Momenteel wordt ongeveer 40% van de capaciteit van de vreemdelingenkamers ingezet voor de behandeling van bewaringszaken. De verwachting is dat, zonder maatregel, dit percentage in de toekomst verder zal stijgen. Hierdoor zullen de achterstanden bij de behandeling van andere beroepszaken onaanvaardbaar toenemen.
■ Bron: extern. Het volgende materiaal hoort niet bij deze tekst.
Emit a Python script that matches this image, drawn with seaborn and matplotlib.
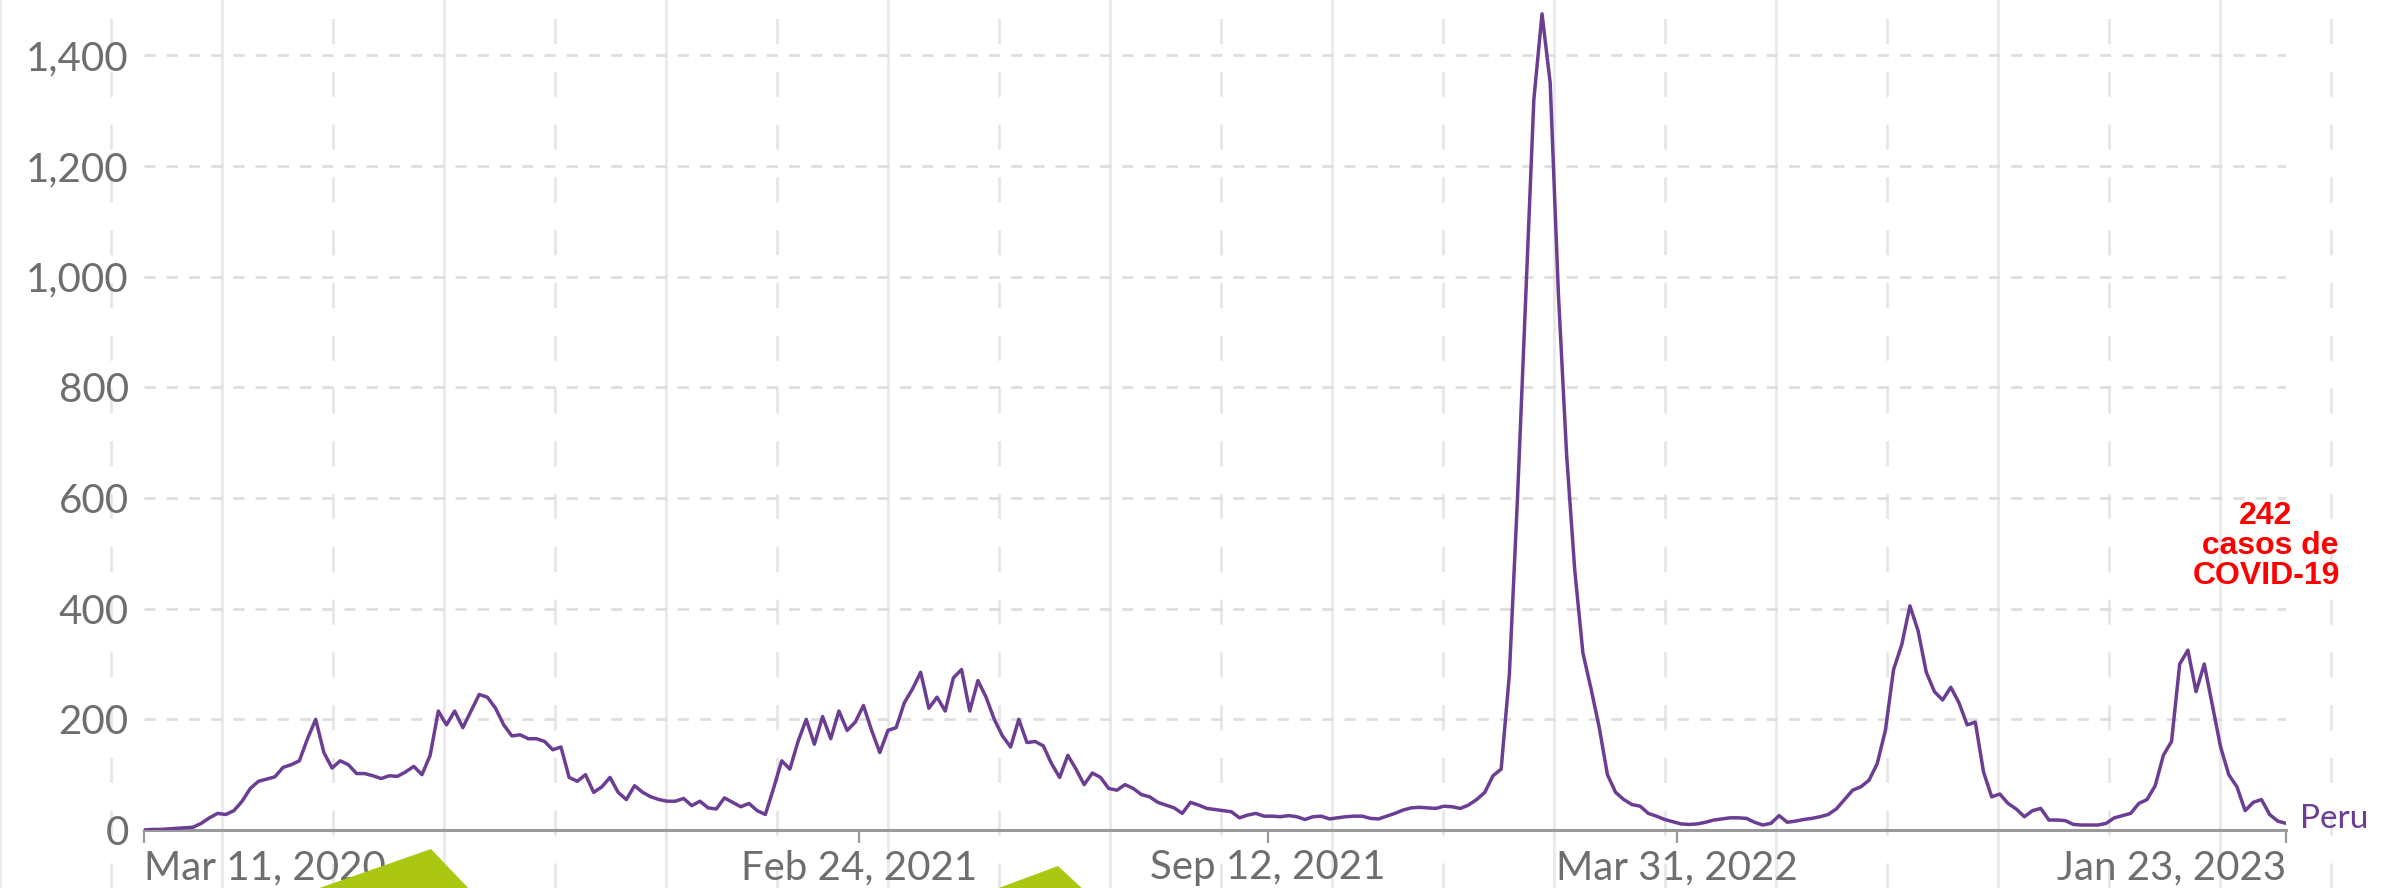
import matplotlib
matplotlib.use("Agg")
import matplotlib.pyplot as plt
import seaborn as sns
import pandas as pd
from matplotlib.lines import Line2D
from matplotlib.patches import Polygon

# Daily new COVID-19 cases, Peru -- values read every 4 days from the reference
START_DATE = "2020-03-11"
STEP = "4D"
CASES = [
    0, 1, 1, 2, 3, 4, 5, 12, 22, 30,
    28, 35, 52, 75, 88, 92, 96, 113, 118, 125,
    165, 200, 140, 112, 125, 118, 102, 102, 98, 93,
    98, 97, 105, 115, 100, 135, 215, 190, 215, 185,
    215, 245, 240, 220, 190, 170, 172, 165, 165, 160,
    145,
    150, 95, 88, 100, 68, 78, 95, 68, 55, 80,
    68, 60, 55, 52, 52, 57, 44, 52, 40, 38,
    58, 50, 42, 48, 35, 28, 75, 125, 110, 160,
    200, 155, 205, 165, 215, 180, 195, 225, 180, 140,
    180, 185, 230, 255, 285, 220, 240, 215, 275, 290,
    215, 270,
    240, 200, 170, 150, 200, 158, 160, 152, 120, 95,
    135, 110, 82, 103, 95, 75, 72, 82, 75, 64,
    60, 50, 45, 40, 30, 50, 45, 39, 37, 35,
    33, 22, 27, 30, 25, 25, 24, 26, 24, 19,
    24, 25, 20, 22, 24, 25, 25, 21, 20, 25,
    30, 36, 40, 41, 40, 39,
    43, 42, 39, 45, 55, 68, 98, 110, 280, 600,
    960, 1320, 1475, 1350, 970, 680, 470, 320, 255, 185,
    100, 68, 55, 46, 43, 30, 25,
    19, 15, 11, 10, 11, 14, 18, 20, 22, 22,
    21, 14, 9, 12, 26, 14, 16, 19, 21, 24,
    28, 38, 55, 72, 78, 90, 120, 180, 290, 335,
    405, 360, 285, 250, 235, 258, 230, 190, 195, 105,
    60, 65, 48, 38, 24, 35, 39, 18, 18, 17,
    10,
    9, 9, 9, 12, 22, 26, 30, 48, 55, 80,
    135, 160, 300, 325, 250, 300, 225, 150, 100, 78,
    35, 50, 55, 28, 16, 12,
]
COUNTRY = "Peru"

X_TICK_DATES = ["2020-03-11", "2021-02-24", "2021-09-12", "2022-03-31", "2023-01-23"]
X_TICK_LABELS = ["Mar 11, 2020", "Feb 24, 2021", "Sep 12, 2021", "Mar 31, 2022", "Jan 23, 2023"]
Y_TICKS = [0, 200, 400, 600, 800, 1000, 1200, 1400]
NOTE = "242\n casos de\nCOVID-19"

LINE_COLOR = "#6b3d93"
TEXT_GRAY = "#6e6e6e"

df = pd.DataFrame({
    "date": pd.date_range(START_DATE, periods=len(CASES), freq=STEP),
    "cases": CASES,
})

sns.set_theme(style="white")
plt.rcParams["font.family"] = ["Lato", "DejaVu Sans"]

W, H = 2397, 888
fig = plt.figure(figsize=(W / 100, H / 100), dpi=100)
fig.patch.set_facecolor("white")

# squared-paper background lines (solid / dashed alternating)
for k in range(11):
    x = 222 * k / W
    fig.add_artist(Line2D([x, x], [0, 1], transform=fig.transFigure,
                          color="#e9e9e9", lw=2, zorder=-5))
    xd = (111 + 222 * k) / W
    fig.add_artist(Line2D([xd, xd], [0, 1], transform=fig.transFigure,
                          color="#e6e6e6", lw=2, dashes=(9, 10), zorder=-5))

ax = fig.add_axes([144 / W, 1 - 830 / H, (2286 - 144) / W, 830 / H])
ax.patch.set_alpha(0)

sns.lineplot(data=df, x="date", y="cases", ax=ax, color=LINE_COLOR,
             linewidth=2.5, zorder=3)

ax.set_xlim(pd.Timestamp(X_TICK_DATES[0]), pd.Timestamp(X_TICK_DATES[-1]))
ax.set_ylim(0, 1500)

ax.set_yticks(Y_TICKS)
ax.set_yticklabels([f"{v:,}" for v in Y_TICKS])
ax.set_xticks(pd.to_datetime(X_TICK_DATES))
ax.set_xticklabels(X_TICK_LABELS)
xlabels = ax.get_xticklabels()
xlabels[0].set_ha("left")
xlabels[-1].set_ha("right")

ax.yaxis.grid(True, color="#dedede", lw=2, dashes=(4, 4))
ax.xaxis.grid(False)
ax.set_axisbelow(True)

for side in ["top", "right", "left"]:
    ax.spines[side].set_visible(False)
ax.spines["bottom"].set_color("#9a9a9a")
ax.spines["bottom"].set_linewidth(2.2)

ax.tick_params(axis="y", length=0, pad=11, labelsize=29, labelcolor=TEXT_GRAY)
ax.tick_params(axis="x", length=9, width=1.6, color="#9a9a9a", pad=5,
               labelsize=29, labelcolor=TEXT_GRAY, bottom=True)
ax.set_xlabel("")
ax.set_ylabel("")

# series label at the end of the line
ax.annotate(COUNTRY, xy=(df["date"].iloc[-1], df["cases"].iloc[-1]),
            xytext=(10, 3), textcoords="offset points", va="center", ha="left",
            color=LINE_COLOR, fontsize=24, annotation_clip=False)

fig.text(2266 / W, 1 - 546 / H, NOTE, ha="center", va="center",
         multialignment="center", color="#ff0000", fontsize=23,
         fontweight="bold", family=["Liberation Sans", "DejaVu Sans"],
         linespacing=1.0)

# green decorative shapes at the bottom edge
for pts in ([(308, 892), (431, 849), (472, 892)],
            [(988, 892), (1058, 866), (1086, 892)]):
    fig.add_artist(Polygon([(x / W, 1 - y / H) for x, y in pts], closed=True,
                           transform=fig.transFigure, facecolor="#abc711",
                           edgecolor="none", zorder=10))

fig.savefig("out.png", dpi=100)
Het treffen van louter organisatorische wijzigingen, zoals het inrichten van bijvoorbeeld een aparte bewaringskamer bij de rechtbank, het stimuleren van het buiten zitting afdoen van bewaringszaken en/of het verder uitbreiden van de capaciteit van de vreemdelingenkamers, biedt onvoldoende mogelijkheden om de belasting van de vreemdelingenkamers te beperken. Daarom wordt voorgesteld de rechterlijke toets in bewaringszaken aan te passen. Alleen met een dergelijke maatregel is het aantal bewaringszaken te reduceren tot een aantal dat behandeling van andere beroepszaken binnen redelijke termijn mogelijk maakt.

De ministerraad heeft ermee ingestemd dat het wetsvoorstel voor spoedadvies aan de Raad van State zal worden gezonden. De tekst van het wetsvoorstel en van het spoedadvies van de Raad van State worden pas openbaar bij indiening bij de Tweede Kamer.